● Supplied data
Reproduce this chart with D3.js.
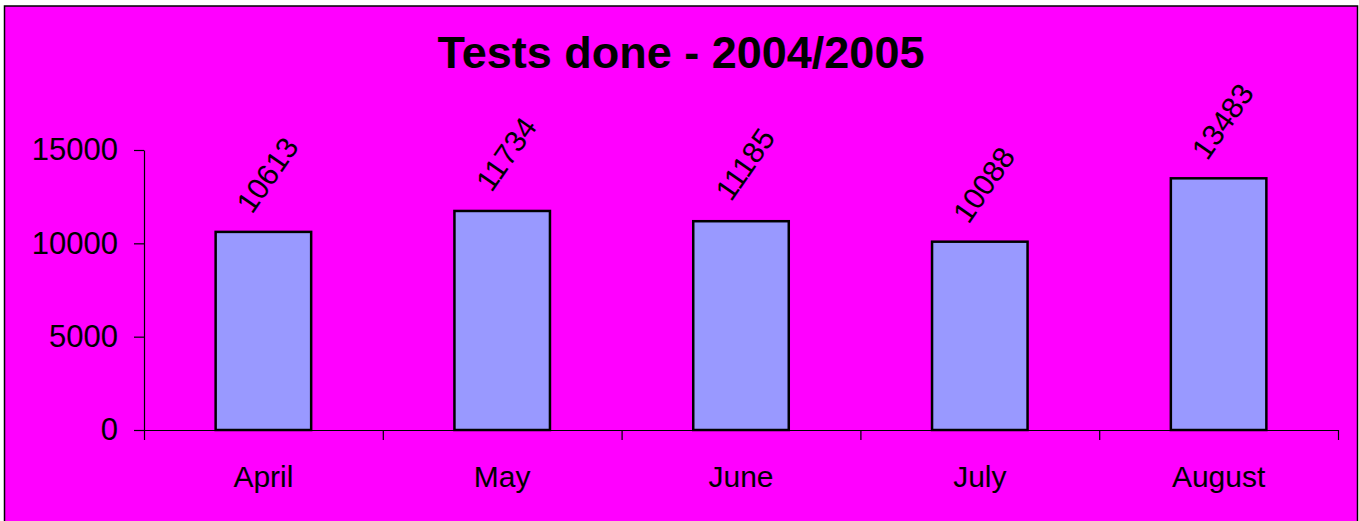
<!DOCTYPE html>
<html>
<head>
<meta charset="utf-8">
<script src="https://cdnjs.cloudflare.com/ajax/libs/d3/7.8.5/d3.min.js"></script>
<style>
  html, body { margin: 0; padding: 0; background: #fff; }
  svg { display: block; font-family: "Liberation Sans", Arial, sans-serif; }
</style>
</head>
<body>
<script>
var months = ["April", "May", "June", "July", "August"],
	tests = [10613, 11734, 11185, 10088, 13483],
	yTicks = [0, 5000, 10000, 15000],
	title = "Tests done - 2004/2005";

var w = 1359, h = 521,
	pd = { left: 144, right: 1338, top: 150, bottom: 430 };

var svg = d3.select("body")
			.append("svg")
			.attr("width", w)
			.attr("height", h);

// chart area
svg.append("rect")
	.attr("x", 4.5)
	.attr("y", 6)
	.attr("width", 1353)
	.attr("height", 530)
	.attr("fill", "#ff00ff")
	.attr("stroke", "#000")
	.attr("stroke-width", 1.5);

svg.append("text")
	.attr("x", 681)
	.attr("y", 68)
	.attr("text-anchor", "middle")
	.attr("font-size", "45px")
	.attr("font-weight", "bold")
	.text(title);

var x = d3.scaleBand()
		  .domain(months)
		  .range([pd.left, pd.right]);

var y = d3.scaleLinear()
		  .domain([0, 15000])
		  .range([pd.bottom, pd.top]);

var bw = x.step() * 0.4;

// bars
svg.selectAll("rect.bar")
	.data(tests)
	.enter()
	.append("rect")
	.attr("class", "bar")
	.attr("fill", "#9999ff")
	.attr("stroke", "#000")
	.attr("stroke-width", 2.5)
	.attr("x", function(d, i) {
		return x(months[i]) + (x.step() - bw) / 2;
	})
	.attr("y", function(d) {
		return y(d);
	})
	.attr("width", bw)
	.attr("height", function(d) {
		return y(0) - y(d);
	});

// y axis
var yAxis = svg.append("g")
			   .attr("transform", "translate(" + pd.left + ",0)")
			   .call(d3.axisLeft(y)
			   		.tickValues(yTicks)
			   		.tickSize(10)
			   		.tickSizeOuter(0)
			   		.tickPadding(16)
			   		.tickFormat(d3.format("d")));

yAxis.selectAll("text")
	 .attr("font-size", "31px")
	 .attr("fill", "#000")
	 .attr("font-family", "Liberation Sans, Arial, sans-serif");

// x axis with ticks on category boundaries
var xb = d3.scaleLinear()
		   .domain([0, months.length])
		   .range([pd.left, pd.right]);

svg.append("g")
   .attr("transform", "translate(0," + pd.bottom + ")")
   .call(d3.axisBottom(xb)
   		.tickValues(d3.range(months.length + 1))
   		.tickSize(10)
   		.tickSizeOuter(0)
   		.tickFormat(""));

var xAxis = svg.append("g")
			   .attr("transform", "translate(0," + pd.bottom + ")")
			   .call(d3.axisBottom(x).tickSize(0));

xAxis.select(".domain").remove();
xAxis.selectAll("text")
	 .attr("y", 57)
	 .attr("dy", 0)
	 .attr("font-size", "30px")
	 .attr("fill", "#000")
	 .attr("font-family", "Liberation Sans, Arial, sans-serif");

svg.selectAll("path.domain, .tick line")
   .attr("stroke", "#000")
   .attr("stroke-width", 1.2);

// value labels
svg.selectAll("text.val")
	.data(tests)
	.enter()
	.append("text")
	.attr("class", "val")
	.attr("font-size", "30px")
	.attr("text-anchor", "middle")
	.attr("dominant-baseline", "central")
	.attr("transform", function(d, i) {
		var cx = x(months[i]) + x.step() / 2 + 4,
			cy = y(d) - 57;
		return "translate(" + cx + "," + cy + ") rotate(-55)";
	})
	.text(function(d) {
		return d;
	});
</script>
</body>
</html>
---
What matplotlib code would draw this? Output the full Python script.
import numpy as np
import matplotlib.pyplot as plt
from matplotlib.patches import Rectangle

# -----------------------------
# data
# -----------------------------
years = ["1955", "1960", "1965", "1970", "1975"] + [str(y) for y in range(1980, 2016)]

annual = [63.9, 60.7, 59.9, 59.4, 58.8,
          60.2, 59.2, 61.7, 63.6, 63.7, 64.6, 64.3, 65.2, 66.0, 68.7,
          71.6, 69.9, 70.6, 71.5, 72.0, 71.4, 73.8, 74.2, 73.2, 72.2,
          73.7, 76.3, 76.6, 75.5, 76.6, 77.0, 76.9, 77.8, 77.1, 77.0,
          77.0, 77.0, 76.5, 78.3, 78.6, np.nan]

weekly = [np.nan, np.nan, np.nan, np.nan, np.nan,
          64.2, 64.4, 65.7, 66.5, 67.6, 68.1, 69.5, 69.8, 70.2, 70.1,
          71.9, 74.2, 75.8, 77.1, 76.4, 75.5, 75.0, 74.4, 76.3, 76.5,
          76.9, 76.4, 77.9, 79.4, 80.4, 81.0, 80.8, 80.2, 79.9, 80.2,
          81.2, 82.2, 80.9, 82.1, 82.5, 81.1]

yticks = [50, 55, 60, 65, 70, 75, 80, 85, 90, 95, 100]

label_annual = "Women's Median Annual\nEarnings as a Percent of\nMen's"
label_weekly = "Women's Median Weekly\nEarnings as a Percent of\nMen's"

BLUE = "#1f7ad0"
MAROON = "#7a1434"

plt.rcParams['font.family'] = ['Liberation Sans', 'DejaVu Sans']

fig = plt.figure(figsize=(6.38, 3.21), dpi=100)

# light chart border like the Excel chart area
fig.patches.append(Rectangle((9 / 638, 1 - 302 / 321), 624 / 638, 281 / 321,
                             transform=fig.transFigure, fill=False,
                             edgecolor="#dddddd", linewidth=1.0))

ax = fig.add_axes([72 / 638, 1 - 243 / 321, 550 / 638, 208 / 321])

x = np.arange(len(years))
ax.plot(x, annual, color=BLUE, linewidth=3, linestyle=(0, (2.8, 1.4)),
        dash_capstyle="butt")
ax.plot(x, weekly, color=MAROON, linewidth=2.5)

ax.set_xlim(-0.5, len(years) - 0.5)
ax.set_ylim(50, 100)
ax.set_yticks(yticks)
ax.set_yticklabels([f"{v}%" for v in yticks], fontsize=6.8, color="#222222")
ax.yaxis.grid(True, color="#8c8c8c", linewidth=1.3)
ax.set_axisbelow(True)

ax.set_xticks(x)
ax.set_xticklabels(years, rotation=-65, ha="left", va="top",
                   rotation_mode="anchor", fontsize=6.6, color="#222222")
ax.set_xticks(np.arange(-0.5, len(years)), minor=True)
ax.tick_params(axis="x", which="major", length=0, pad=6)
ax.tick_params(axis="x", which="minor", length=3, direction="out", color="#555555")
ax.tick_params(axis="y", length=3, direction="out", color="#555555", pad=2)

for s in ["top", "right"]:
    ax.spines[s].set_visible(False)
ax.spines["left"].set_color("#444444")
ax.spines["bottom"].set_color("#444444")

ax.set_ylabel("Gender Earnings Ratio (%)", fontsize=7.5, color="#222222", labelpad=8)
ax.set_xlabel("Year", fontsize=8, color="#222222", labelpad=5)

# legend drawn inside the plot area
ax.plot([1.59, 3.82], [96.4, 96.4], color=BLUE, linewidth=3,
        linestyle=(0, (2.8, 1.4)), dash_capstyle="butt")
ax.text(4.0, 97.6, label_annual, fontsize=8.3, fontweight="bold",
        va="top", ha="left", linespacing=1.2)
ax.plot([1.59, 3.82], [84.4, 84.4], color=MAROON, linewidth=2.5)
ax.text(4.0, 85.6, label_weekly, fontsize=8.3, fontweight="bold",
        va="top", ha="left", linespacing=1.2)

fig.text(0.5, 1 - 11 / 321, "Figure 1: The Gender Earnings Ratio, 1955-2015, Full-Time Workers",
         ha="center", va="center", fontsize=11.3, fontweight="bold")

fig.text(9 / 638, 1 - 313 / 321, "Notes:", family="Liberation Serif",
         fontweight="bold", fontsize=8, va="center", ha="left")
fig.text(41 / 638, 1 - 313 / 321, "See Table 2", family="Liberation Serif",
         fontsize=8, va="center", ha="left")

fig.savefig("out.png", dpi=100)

● What is asked
Your task is to retype exactly the lines from the one containing "Reproduce this chart with D3.js." through the one containing "var bw = x.step() * 0.4;", leaving every picture out.

● Answer to the task
Reproduce this chart with D3.js.
<!DOCTYPE html>
<html>
<head>
<meta charset="utf-8">
<script src="https://cdnjs.cloudflare.com/ajax/libs/d3/7.8.5/d3.min.js"></script>
<style>
  html, body { margin: 0; padding: 0; background: #fff; }
  svg { display: block; font-family: "Liberation Sans", Arial, sans-serif; }
</style>
</head>
<body>
<script>
var months = ["April", "May", "June", "July", "August"],
	tests = [10613, 11734, 11185, 10088, 13483],
	yTicks = [0, 5000, 10000, 15000],
	title = "Tests done - 2004/2005";

var w = 1359, h = 521,
	pd = { left: 144, right: 1338, top: 150, bottom: 430 };

var svg = d3.select("body")
			.append("svg")
			.attr("width", w)
			.attr("height", h);

// chart area
svg.append("rect")
	.attr("x", 4.5)
	.attr("y", 6)
	.attr("width", 1353)
	.attr("height", 530)
	.attr("fill", "#ff00ff")
	.attr("stroke", "#000")
	.attr("stroke-width", 1.5);

svg.append("text")
	.attr("x", 681)
	.attr("y", 68)
	.attr("text-anchor", "middle")
	.attr("font-size", "45px")
	.attr("font-weight", "bold")
	.text(title);

var x = d3.scaleBand()
		  .domain(months)
		  .range([pd.left, pd.right]);

var y = d3.scaleLinear()
		  .domain([0, 15000])
		  .range([pd.bottom, pd.top]);

var bw = x.step() * 0.4;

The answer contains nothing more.